Density has weighed down Indonesian capital of Jakarta so much that the government is shifting it to the island of Borneo. President Joko Widodo announced the decision on Twitter two days ago.
Jakarta is home to 10 million people and nearly three times that number live in the surrounding towns. The city has crumbled under the weight of so many people. Congestion has turned it into a city of traffic jams. According to the country’s Planning Minister Bambang Brodjonegoro, the annual economic loss due to traffic congestion in Jakarta is nearly 100 trillion rupiah ($10 billion).
But there is a bigger problem: Jakarta is sinking fast. The city is sinking by up to 15 cm a year and almost half the city now sits below sea level.
According to Heri Andreas, who has studied Jakarta’s land subsidence for the past 20 years at the Bandung Institute of Technology, by 2050 about 95 per cent of North Jakarta will be submerged.
Rising sea levels due to global warming impact all coastal cities but Jakarta has its own reason too. It is over-extraction of ground water which leaves the earth hollow. Only 60 per cent of Jakarta has piped-water service. The rest of the city relies on groundwater.
Over-development has led to illegal extraction of water.
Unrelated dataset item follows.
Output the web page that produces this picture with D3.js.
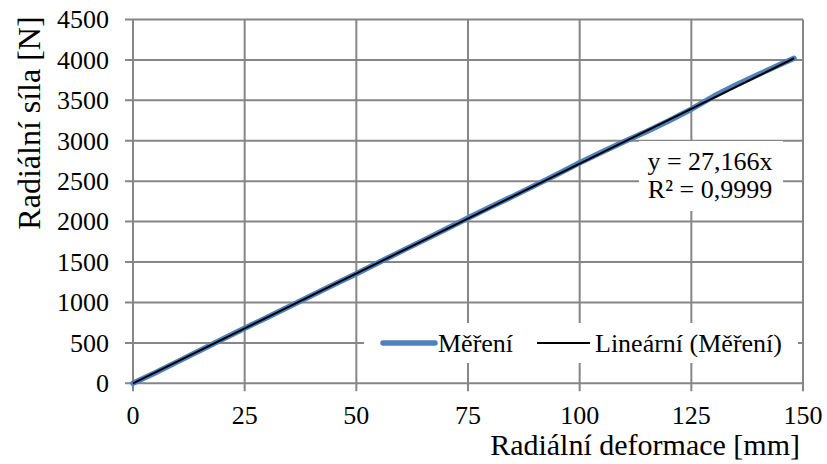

Last year in May, officials inspected 80 buildings in Central Jakarta’s Jalan Thamrin, a road lined with skyscrapers, shopping malls and hotels, and found that 33 buildings were extracting water illegally.
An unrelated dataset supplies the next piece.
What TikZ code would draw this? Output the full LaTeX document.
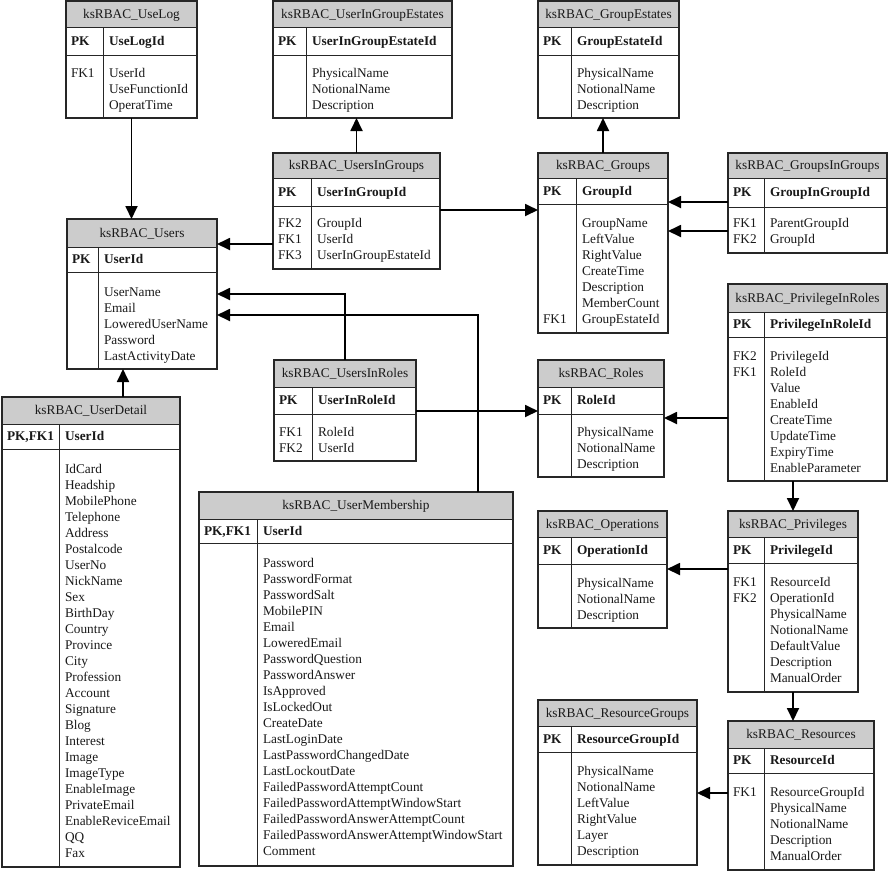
\documentclass[tikz,border=0pt]{standalone}
\usepackage{fontspec}
\setmainfont{Liberation Serif}
\usetikzlibrary{arrows.meta,fit,calc}
\tikzset{
  hdr/.style={fill=black!20},
  tab/.style={draw=black!85, line width=1.1pt, inner sep=0pt, outer sep=0pt, rectangle},
  tabline/.style={draw=black!85, line width=1pt},
  txt/.style={inner sep=0pt, outer sep=0pt, text height=10pt, text depth=1.5pt, font=\fontsize{13.3}{16}\selectfont, text=black!90},
  fld/.style={txt, anchor=west},
  pkf/.style={txt, anchor=west, font=\fontsize{13.3}{16}\selectfont\bfseries},
  ttl/.style={txt, anchor=center},
  conn/.style={line width=1.8pt, draw=black, -{Triangle[length=13pt,width=12pt]}},
  plain/.style={line width=1.8pt, draw=black}
}
% #1 id, #2 x1, #3 y1, #4 x2, #5 yh, #6 yp, #7 y2, #8 xd, #9 title
\newcommand\ertab[9]{%
  \fill[hdr] (#2,#3) rectangle (#4,#5);
  \node[tab, fit={(#2,#3) (#4,#7)}] (#1) {};
  \draw[tabline] (#2,#5) -- (#4,#5) (#2,#6) -- (#4,#6) (#8,#5) -- (#8,#7);
  \node[ttl] (#1-title) at ({(#2+#4)/2},{(#3+#5)/2}) {#9};
}
% #1 id, #2 x1, #3 xd, #4 yh, #5 yp, #6 pk label, #7 pk field
\newcommand\erpk[7]{%
  \node[pkf] (#1-pkl) at (#2+5,{(#4+#5)/2}) {#6};
  \node[pkf] (#1-pk) at (#3+6,{(#4+#5)/2}) {#7};
}
% #1 id, #2 xd, #3 y0, #4 fields
\newcommand\erfields[4]{%
  \foreach \f [count=\i from 0] in {#4} {\node[fld] (#1-f\i) at (#2+6,#3+16*\i) {\f};}
}
% #1 id, #2 x1, #3 y0, #4 key/row list
\newcommand\erkeys[4]{%
  \foreach \k/\r in {#4} {\node[fld] (#1-k\r) at (#2+5,#3+16*\r-16) {\k};}
}
\begin{document}
\begin{tikzpicture}[x=1pt,y=-1pt]
\useasboundingbox[fill=white] (0,0) rectangle (888,871);

% UseLog
\ertab{uselog}{66}{1}{197}{27}{55}{118}{103}{ksRBAC\_UseLog}
\erpk{uselog}{66}{103}{27}{55}{PK}{UseLogId}
\erfields{uselog}{103}{73}{UserId,UseFunctionId,OperatTime}
\erkeys{uselog}{66}{73}{FK1/1}

% UserInGroupEstates
\ertab{uige}{273}{1}{452}{27}{55}{118}{306}{ksRBAC\_UserInGroupEstates}
\erpk{uige}{273}{306}{27}{55}{PK}{UserInGroupEstateId}
\erfields{uige}{306}{73}{PhysicalName,NotionalName,Description}

% GroupEstates
\ertab{ge}{538}{1}{679}{27}{55}{118}{571}{ksRBAC\_GroupEstates}
\erpk{ge}{538}{571}{27}{55}{PK}{GroupEstateId}
\erfields{ge}{571}{73}{PhysicalName,NotionalName,Description}

% UsersInGroups
\ertab{uig}{273}{153}{440}{178}{206}{269}{311}{ksRBAC\_UsersInGroups}
\erpk{uig}{273}{311}{178}{206}{PK}{UserInGroupId}
\erfields{uig}{311}{223}{GroupId,UserId,UserInGroupEstateId}
\erkeys{uig}{273}{223}{FK2/1,FK1/2,FK3/3}

% Groups
\ertab{groups}{538}{153}{668}{178}{204}{333}{576}{ksRBAC\_Groups}
\erpk{groups}{538}{576}{178}{204}{PK}{GroupId}
\erfields{groups}{576}{223}{GroupName,LeftValue,RightValue,CreateTime,Description,MemberCount,GroupEstateId}
\erkeys{groups}{538}{223}{FK1/7}

% GroupsInGroups
\ertab{gig}{728}{153}{887}{178}{207}{253}{764}{ksRBAC\_GroupsInGroups}
\erpk{gig}{728}{764}{178}{207}{PK}{GroupInGroupId}
\erfields{gig}{764}{223}{ParentGroupId,GroupId}
\erkeys{gig}{728}{223}{FK1/1,FK2/2}

% Users
\ertab{users}{67}{219}{217}{247}{272}{369}{98}{ksRBAC\_Users}
\erpk{users}{67}{98}{247}{272}{PK}{UserId}
\erfields{users}{98}{292}{UserName,Email,LoweredUserName,Password,LastActivityDate}

% PrivilegeInRoles
\ertab{pir}{728}{284}{887}{312}{337}{481}{764}{ksRBAC\_PrivilegeInRoles}
\erpk{pir}{728}{764}{312}{337}{PK}{PrivilegeInRoleId}
\erfields{pir}{764}{356}{PrivilegeId,RoleId,Value,EnableId,CreateTime,UpdateTime,ExpiryTime,EnableParameter}
\erkeys{pir}{728}{356}{FK2/1,FK1/2}

% UsersInRoles
\ertab{uir}{274}{360}{416}{387}{414}{461}{312}{ksRBAC\_UsersInRoles}
\erpk{uir}{274}{312}{387}{414}{PK}{UserInRoleId}
\erfields{uir}{312}{432}{RoleId,UserId}
\erkeys{uir}{274}{432}{FK1/1,FK2/2}

% Roles
\ertab{roles}{538}{360}{664}{387}{414}{477}{571}{ksRBAC\_Roles}
\erpk{roles}{538}{571}{387}{414}{PK}{RoleId}
\erfields{roles}{571}{432}{PhysicalName,NotionalName,Description}

% UserDetail
\ertab{detail}{2}{397}{180}{424}{449}{867}{59}{ksRBAC\_UserDetail}
\erpk{detail}{2}{59}{424}{449}{PK,FK1}{UserId}
\erfields{detail}{59}{469}{IdCard,Headship,MobilePhone,Telephone,Address,Postalcode,UserNo,NickName,Sex,BirthDay,Country,Province,City,Profession,Account,Signature,Blog,Interest,Image,ImageType,EnableImage,PrivateEmail,EnableReviceEmail,QQ,Fax}

% UserMembership
\ertab{memb}{199}{492}{513}{519}{543}{866}{257}{ksRBAC\_UserMembership}
\erpk{memb}{199}{257}{519}{543}{PK,FK1}{UserId}
\erfields{memb}{257}{563}{Password,PasswordFormat,PasswordSalt,MobilePIN,Email,LoweredEmail,PasswordQuestion,PasswordAnswer,IsApproved,IsLockedOut,CreateDate,LastLoginDate,LastPasswordChangedDate,LastLockoutDate,FailedPasswordAttemptCount,FailedPasswordAttemptWindowStart,FailedPasswordAnswerAttemptCount,FailedPasswordAnswerAttemptWindowStart,Comment}

% Operations
\ertab{ops}{538}{511}{667}{537}{564}{628}{571}{ksRBAC\_Operations}
\erpk{ops}{538}{571}{537}{564}{PK}{OperationId}
\erfields{ops}{571}{583}{PhysicalName,NotionalName,Description}

% Privileges
\ertab{privs}{728}{511}{858}{537}{563}{692}{764}{ksRBAC\_Privileges}
\erpk{privs}{728}{764}{537}{563}{PK}{PrivilegeId}
\erfields{privs}{764}{582}{ResourceId,OperationId,PhysicalName,NotionalName,DefaultValue,Description,ManualOrder}
\erkeys{privs}{728}{582}{FK1/1,FK2/2}

% ResourceGroups
\ertab{rg}{538}{700}{697}{726}{752}{865}{571}{ksRBAC\_ResourceGroups}
\erpk{rg}{538}{571}{726}{752}{PK}{ResourceGroupId}
\erfields{rg}{571}{771}{PhysicalName,NotionalName,LeftValue,RightValue,Layer,Description}

% Resources
\ertab{res}{728}{721}{874}{748}{773}{870}{764}{ksRBAC\_Resources}
\erpk{res}{728}{764}{748}{773}{PK}{ResourceId}
\erfields{res}{764}{792}{ResourceGroupId,PhysicalName,NotionalName,Description,ManualOrder}
\erkeys{res}{728}{792}{FK1/1}

% connectors
\draw[conn] (uselog.south) -- (uselog.south |- users.north);
\draw[conn] (uig.north) -- (uig.north |- uige.south);
\draw[conn] (groups.north) -- (groups.north |- ge.south);
\draw[conn] (uig.east |- 0,210) -- (groups.west |- 0,210);
\draw[conn] (uig.west |- 0,244) -- (users.east |- 0,244);
\draw[conn] (gig.west |- 0,202) -- (groups.east |- 0,202);
\draw[conn] (gig.west |- 0,231) -- (groups.east |- 0,231);
\draw[conn] (uir.north) |- (users.east |- 0,294);
\draw[conn] (memb.north -| 478,0) |- (users.east |- 0,315);
\draw[conn] (uir.east |- 0,411) -- (roles.west |- 0,411);
\draw[conn] (pir.west |- 0,418) -- (roles.east |- 0,418);
\draw[conn] (pir.south -| privs.north) -- (privs.north);
\draw[conn] (privs.south) -- (privs.south |- res.north);
\draw[conn] (privs.west |- 0,569) -- (ops.east |- 0,569);
\draw[conn] (res.west |- 0,793) -- (rg.east |- 0,793);
\draw[conn] (detail.north -| 123,0) -- (users.south -| 123,0);
\end{tikzpicture}
\end{document}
A quick-fix remedy is building of a seawall around the city. Indonesia started considering the project a decade ago. President Widodo told AFP last month that he wanted to see speedy construction of the wall.
However, a seawall may not be the best solution if steps are not taken to stop groundwater extraction. If the rate of sea level rise accelerates due to runaway glacial melting, the wall may not be tall enough for long.